Most parents I’ve spoken to about dinner time, hate it. They dread it too. Particularly those who work.
They rush in the door, frazzled from a day of meetings and deadlines, only to realise they forgot to take meat out to defrost earlier. It then becomes a matter of how quickly can you pull a meal together that everyone or at least most of the family will eat.
But even if you’re a stay at home parent, you are still more than likely to experience the battle of dinner time. Just because you haven’t rushed in the door at 6pm, doesn’t mean you’re immune to this dreaded time of day.
If you have been organised and had meat defrosted, or had a meal half prepared (I love having portions of bolognese sauce in the freezer I can just heat up and serve with fresh cooked pasta), you still haven’t won.
If you have a toddler or preschool aged child, you will more than likely get tears about serving the meal on the wrong colour plate.
Or your children will decide that even though they have previously loved this meal, they no longer like it. And refuse to eat it. Or they tell you peas now apparently taste worse than worms.

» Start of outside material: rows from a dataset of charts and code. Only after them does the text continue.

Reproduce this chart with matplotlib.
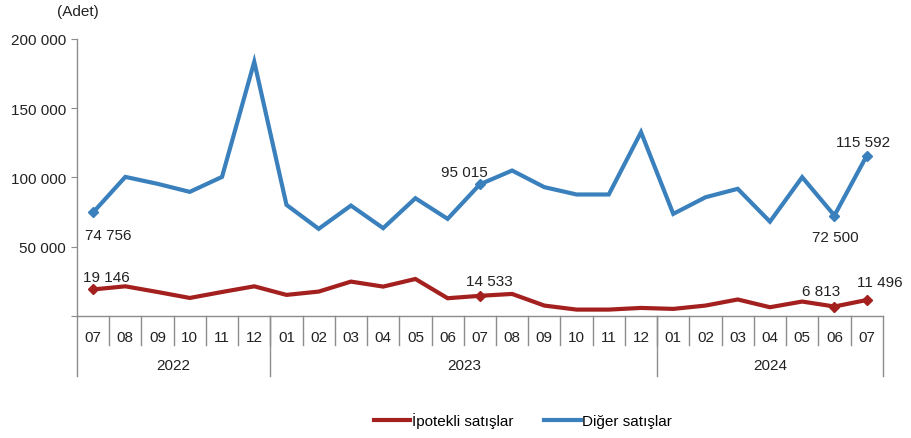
import numpy as np
import matplotlib
matplotlib.use('Agg')
import matplotlib.pyplot as plt
from matplotlib.ticker import FuncFormatter

plt.rcParams['font.family'] = ['Liberation Sans', 'DejaVu Sans']

months = ['07', '08', '09', '10', '11', '12',
          '01', '02', '03', '04', '05', '06', '07', '08', '09', '10', '11', '12',
          '01', '02', '03', '04', '05', '06', '07']
years = ['2022', '2023', '2024']
year_len = [6, 12, 7]

ipotekli = [19146, 21400, 17300, 13000, 17300, 21400,
            15200, 17600, 24800, 21200, 26700, 12800, 14533, 15900, 7500, 4600, 4600, 5800,
            5100, 7500, 11900, 6300, 10400, 6813, 11496]
diger = [74756, 100400, 95400, 89600, 100400, 183500,
         80200, 62900, 79700, 63400, 85000, 70100, 95015, 105000, 93000, 87700, 87700, 132700,
         73700, 85700, 91800, 68100, 100200, 72500, 115592]

# points that get a value label
lab_idx = [0, 12, 23, 24]

c_red = '#A3201F'
c_blue = '#3A80BD'
c_axis = '#8C8C8C'
c_txt = '#222222'
fs = 11

def fmt(v):
    return '{:,}'.format(int(v)).replace(',', ' ')

fig = plt.figure(figsize=(9.11, 4.39), dpi=100)
ax = fig.add_axes([0.0845, 0.278, 0.8845, 0.631])

x = np.arange(len(months))
ax.plot(x, ipotekli, c=c_red, lw=3, solid_joinstyle='miter', label='İpotekli satışlar')
ax.plot(x, diger, c=c_blue, lw=3, solid_joinstyle='miter', label='Diğer satışlar')
ax.plot(x[lab_idx], np.array(ipotekli)[lab_idx], ls='none', marker='D', ms=5, c=c_red)
ax.plot(x[lab_idx], np.array(diger)[lab_idx], ls='none', marker='D', ms=5, c=c_blue)

# value labels (offsets in points)
offs_d = {0: (-6, -19), 12: (-28, 6), 23: (-16, -18), 24: (-22, 7)}
offs_i = {0: (-7, 6), 12: (-10, 8), 23: (-23, 8), 24: (-7, 10)}
for i, (dx, dy) in offs_d.items():
    ax.annotate(fmt(diger[i]), (x[i], diger[i]), xytext=(dx, dy), textcoords='offset points', fontsize=fs, color=c_txt)
for i, (dx, dy) in offs_i.items():
    ax.annotate(fmt(ipotekli[i]), (x[i], ipotekli[i]), xytext=(dx, dy), textcoords='offset points', fontsize=fs, color=c_txt)

ax.set_xlim(-0.5, len(months) - 0.5)
ax.set_ylim(0, 200000)
ax.set_yticks([0, 50000, 100000, 150000, 200000])
ax.yaxis.set_major_formatter(FuncFormatter(lambda v, p: '' if v == 0 else fmt(v)))
ax.tick_params(axis='y', length=4, color=c_axis, labelsize=fs, labelcolor=c_txt, pad=4)
ax.set_xticks([])
for s in ['top', 'right']:
    ax.spines[s].set_visible(False)
for s in ['left', 'bottom']:
    ax.spines[s].set_color(c_axis)
    ax.spines[s].set_linewidth(1)

ax.text(-0.025, 1.10, '(Adet)', transform=ax.transAxes, fontsize=fs, color=c_txt, ha='left', va='center')

# category axis with separators
trans = ax.get_xaxis_transform()
for i, m in enumerate(months):
    ax.text(i, -0.075, m, transform=trans, ha='center', va='center', fontsize=fs, color=c_txt)
for i in range(1, len(months)):
    ax.plot([i - 0.5, i - 0.5], [0, -0.105], transform=trans, c=c_axis, lw=1, clip_on=False)
bounds = np.concatenate([[0], np.cumsum(year_len)])
for b in bounds:
    ax.plot([b - 0.5, b - 0.5], [0, -0.215], transform=trans, c=c_axis, lw=1, clip_on=False)
for k, yr in enumerate(years):
    mid = (bounds[k] + bounds[k + 1] - 1) / 2
    ax.text(mid, -0.178, yr, transform=trans, ha='center', va='center', fontsize=fs, color=c_txt)

fig.legend(loc='center', bbox_to_anchor=(0.574, 0.04), ncol=2, frameon=False, fontsize=fs,
           handlelength=2.4, handletextpad=0.1, columnspacing=2.0)

fig.savefig('out.png', dpi=100)
plt.close()
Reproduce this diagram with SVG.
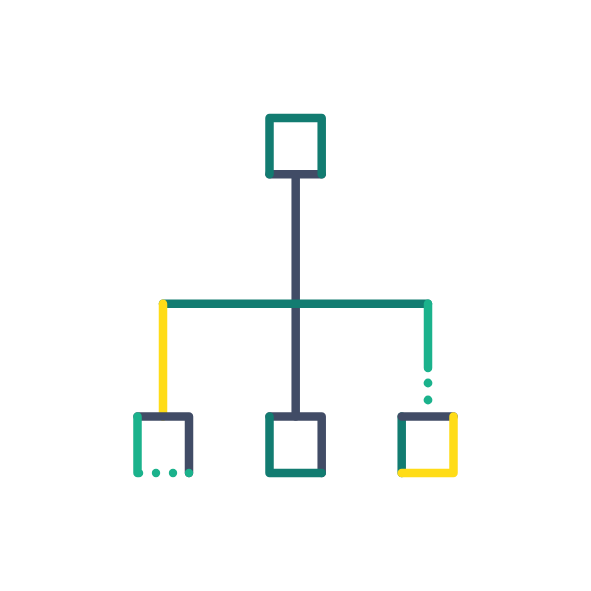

Or one child doesn’t like the way their sibling is looking at them and want you to make them stop.
You just want to get everyone fed, bathed and ready for that much nicer time of day – stories and cuddles before bed.
I’m not sure about you, but we experience battles at dinner time most nights. We’ve tried every approach we can think of.
The “throw stuff and see what sticks” approach, when you serve up a selection of different foods and see what they will eat.
Cooking separate meals for kids.
Serving them the same meal as us.
Feeding them earlier.
Hiding vegetables. They’re happy to eat the meal as they can’t see any vegetables, and you’re happy, as you know they’re eating vegetables. The trick with this one is to make sure you don’t smile too much when they’re eating the food, or they get suspicious and catch on to what you’re doing.
Each night is different. Each child is different.
I think the main thing as a parent, is to realise that if you have battles at dinner time, you’re not alone. We all go through it. Some of us only for a while, others for years.
We just have to do the best we can, and not get too stressed about it. Enjoy a glass of wine. Know that if they are really hungry, they will eat dinner. Our eldest has decided to not eat his dinner many times, so he has gone to bed hungry. I try to not get worked up about it. He eats enough at other times. He isn’t the only child ever to do this.
Persevere in serving different foods. Experts say that most children need to be served a food at least ten times before they will happily eat it. Try to make dinner time more about just being able to sit down together, rather than getting everyone to eat everything on their plate. That takes some of the pressure off.
I take comfort in the fact that I know by the time my boys are teenagers, they will be eating us out of house and home. Surely by then they would have grown out of this fussy eater stage.
Do you dread dinner time too? What tips and tricks can you share to help others get through dinner time?